• **YOUR OBJECTIVE**
Output the full listing below exactly, without the pictures.

• **INFORMATION PROVIDED**

********

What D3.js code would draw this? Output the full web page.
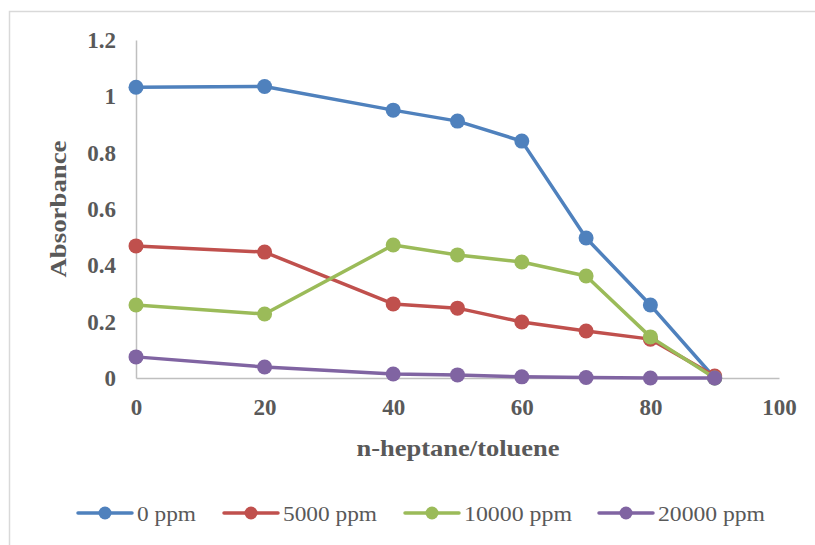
<!DOCTYPE html>
<html>
<head>
<meta charset="utf-8">
<script src="https://cdn.jsdelivr.net/npm/d3@7"></script>
<style>
  body { margin: 0; background: #fff; }
  svg { display: block; }
</style>
</head>
<body>
<svg id="chart" width="815" height="545"></svg>
<script>
// Heptane fraction in the n-heptane/toluene mixture (%)
const ratios = [0, 20, 40, 50, 60, 70, 80, 90];
const seriesNames = ["0 ppm", "5000 ppm", "10000 ppm", "20000 ppm"];
const ppm0     = [1.032, 1.035, 0.951, 0.912, 0.841, 0.497, 0.259, 0.0];
const ppm5000  = [0.469, 0.447, 0.263, 0.248, 0.199, 0.167, 0.138, 0.007];
const ppm10000 = [0.259, 0.227, 0.472, 0.437, 0.412, 0.362, 0.146, 0.0];
const ppm20000 = [0.075, 0.039, 0.014, 0.011, 0.004, 0.002, 0.0, 0.0];
const xTicks = [0, 20, 40, 60, 80, 100];
const yTicks = [0, 0.2, 0.4, 0.6, 0.8, 1, 1.2];
const colors = ["#4f81bd", "#c0504d", "#9bbb59", "#8064a2"];

const allSeries = [ppm0, ppm5000, ppm10000, ppm20000];

const svg = d3.select("#chart");
const font = "'Liberation Serif', 'Times New Roman', serif";
const textColor = "#595959";

// chart frame
svg.append("rect")
  .attr("x", 9.5).attr("y", 11.5)
  .attr("width", 830).attr("height", 560)
  .attr("fill", "none").attr("stroke", "#d9d9d9").attr("stroke-width", 1.5);

const x = d3.scaleLinear().domain([0, 100]).range([136, 779]);
const y = d3.scaleLinear().domain([0, 1.2]).range([378, 40]);

// axes
const xAxis = svg.append("g")
  .attr("transform", `translate(0,${y(0)})`)
  .call(d3.axisBottom(x).tickValues(xTicks).tickSize(0).tickPadding(21).tickFormat(d3.format("d")));
const yAxis = svg.append("g")
  .attr("transform", `translate(${x(0)},0)`)
  .call(d3.axisLeft(y).tickValues(yTicks).tickSize(0).tickPadding(20).tickFormat(d => String(+d.toFixed(1))));

[xAxis, yAxis].forEach(g => {
  g.select(".domain").attr("stroke", "#bfbfbf").attr("stroke-width", 1.5);
  g.selectAll("text")
    .attr("font-family", font).attr("font-weight", "bold")
    .attr("font-size", 23).attr("fill", textColor);
});

// axis titles
svg.append("text")
  .attr("x", 458).attr("y", 456)
  .attr("text-anchor", "middle")
  .attr("font-family", font).attr("font-weight", "bold").attr("font-size", 24)
  .attr("textLength", 203).attr("lengthAdjust", "spacingAndGlyphs")
  .attr("fill", textColor)
  .text("n-heptane/toluene");
svg.append("text")
  .attr("transform", "translate(66,209) rotate(-90)")
  .attr("text-anchor", "middle")
  .attr("font-family", font).attr("font-weight", "bold").attr("font-size", 24)
  .attr("textLength", 137).attr("lengthAdjust", "spacingAndGlyphs")
  .attr("fill", textColor)
  .text("Absorbance");

// series lines and markers
const line = d3.line().x((d, i) => x(ratios[i])).y(d => y(d));
allSeries.forEach((vals, s) => {
  const g = svg.append("g");
  g.append("path")
    .datum(vals)
    .attr("d", line)
    .attr("fill", "none")
    .attr("stroke", colors[s])
    .attr("stroke-width", 3.5)
    .attr("stroke-linejoin", "round");
  g.selectAll("circle")
    .data(vals)
    .join("circle")
    .attr("cx", (d, i) => x(ratios[i]))
    .attr("cy", d => y(d))
    .attr("r", 7.5)
    .attr("fill", colors[s]);
});

// legend
const legendX = [78, 224, 405, 599];
const legendTextLen = [59, 94, 108, 107];
const legend = svg.append("g");
seriesNames.forEach((name, s) => {
  const lx = legendX[s];
  const ly = 513;
  legend.append("line")
    .attr("x1", lx).attr("x2", lx + 54)
    .attr("y1", ly).attr("y2", ly)
    .attr("stroke", colors[s]).attr("stroke-width", 3.5)
    .attr("stroke-linecap", "round");
  legend.append("circle")
    .attr("cx", lx + 27).attr("cy", ly).attr("r", 6.5)
    .attr("fill", colors[s]);
  legend.append("text")
    .attr("x", lx + 59).attr("y", ly + 8)
    .attr("font-family", font).attr("font-size", 22)
    .attr("textLength", legendTextLen[s]).attr("lengthAdjust", "spacingAndGlyphs")
    .attr("fill", textColor)
    .text(name);
});
</script>
</body>
</html>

********

• **REPLY**
What D3.js code would draw this? Output the full web page.
<!DOCTYPE html>
<html>
<head>
<meta charset="utf-8">
<script src="https://cdn.jsdelivr.net/npm/d3@7"></script>
<style>
  body { margin: 0; background: #fff; }
  svg { display: block; }
</style>
</head>
<body>
<svg id="chart" width="815" height="545"></svg>
<script>
// Heptane fraction in the n-heptane/toluene mixture (%)
const ratios = [0, 20, 40, 50, 60, 70, 80, 90];
const seriesNames = ["0 ppm", "5000 ppm", "10000 ppm", "20000 ppm"];
const ppm0     = [1.032, 1.035, 0.951, 0.912, 0.841, 0.497, 0.259, 0.0];
const ppm5000  = [0.469, 0.447, 0.263, 0.248, 0.199, 0.167, 0.138, 0.007];
const ppm10000 = [0.259, 0.227, 0.472, 0.437, 0.412, 0.362, 0.146, 0.0];
const ppm20000 = [0.075, 0.039, 0.014, 0.011, 0.004, 0.002, 0.0, 0.0];
const xTicks = [0, 20, 40, 60, 80, 100];
const yTicks = [0, 0.2, 0.4, 0.6, 0.8, 1, 1.2];
const colors = ["#4f81bd", "#c0504d", "#9bbb59", "#8064a2"];

const allSeries = [ppm0, ppm5000, ppm10000, ppm20000];

const svg = d3.select("#chart");
const font = "'Liberation Serif', 'Times New Roman', serif";
const textColor = "#595959";

// chart frame
svg.append("rect")
  .attr("x", 9.5).attr("y", 11.5)
  .attr("width", 830).attr("height", 560)
  .attr("fill", "none").attr("stroke", "#d9d9d9").attr("stroke-width", 1.5);

const x = d3.scaleLinear().domain([0, 100]).range([136, 779]);
const y = d3.scaleLinear().domain([0, 1.2]).range([378, 40]);

// axes
const xAxis = svg.append("g")
  .attr("transform", `translate(0,${y(0)})`)
  .call(d3.axisBottom(x).tickValues(xTicks).tickSize(0).tickPadding(21).tickFormat(d3.format("d")));
const yAxis = svg.append("g")
  .attr("transform", `translate(${x(0)},0)`)
  .call(d3.axisLeft(y).tickValues(yTicks).tickSize(0).tickPadding(20).tickFormat(d => String(+d.toFixed(1))));

[xAxis, yAxis].forEach(g => {
  g.select(".domain").attr("stroke", "#bfbfbf").attr("stroke-width", 1.5);
  g.selectAll("text")
    .attr("font-family", font).attr("font-weight", "bold")
    .attr("font-size", 23).attr("fill", textColor);
});

// axis titles
svg.append("text")
  .attr("x", 458).attr("y", 456)
  .attr("text-anchor", "middle")
  .attr("font-family", font).attr("font-weight", "bold").attr("font-size", 24)
  .attr("textLength", 203).attr("lengthAdjust", "spacingAndGlyphs")
  .attr("fill", textColor)
  .text("n-heptane/toluene");
svg.append("text")
  .attr("transform", "translate(66,209) rotate(-90)")
  .attr("text-anchor", "middle")
  .attr("font-family", font).attr("font-weight", "bold").attr("font-size", 24)
  .attr("textLength", 137).attr("lengthAdjust", "spacingAndGlyphs")
  .attr("fill", textColor)
  .text("Absorbance");

// series lines and markers
const line = d3.line().x((d, i) => x(ratios[i])).y(d => y(d));
allSeries.forEach((vals, s) => {
  const g = svg.append("g");
  g.append("path")
    .datum(vals)
    .attr("d", line)
    .attr("fill", "none")
    .attr("stroke", colors[s])
    .attr("stroke-width", 3.5)
    .attr("stroke-linejoin", "round");
  g.selectAll("circle")
    .data(vals)
    .join("circle")
    .attr("cx", (d, i) => x(ratios[i]))
    .attr("cy", d => y(d))
    .attr("r", 7.5)
    .attr("fill", colors[s]);
});

// legend
const legendX = [78, 224, 405, 599];
const legendTextLen = [59, 94, 108, 107];
const legend = svg.append("g");
seriesNames.forEach((name, s) => {
  const lx = legendX[s];
  const ly = 513;
  legend.append("line")
    .attr("x1", lx).attr("x2", lx + 54)
    .attr("y1", ly).attr("y2", ly)
    .attr("stroke", colors[s]).attr("stroke-width", 3.5)
    .attr("stroke-linecap", "round");
  legend.append("circle")
    .attr("cx", lx + 27).attr("cy", ly).attr("r", 6.5)
    .attr("fill", colors[s]);
  legend.append("text")
    .attr("x", lx + 59).attr("y", ly + 8)
    .attr("font-family", font).attr("font-size", 22)
    .attr("textLength", legendTextLen[s]).attr("lengthAdjust", "spacingAndGlyphs")
    .attr("fill", textColor)
    .text(name);
});
</script>
</body>
</html>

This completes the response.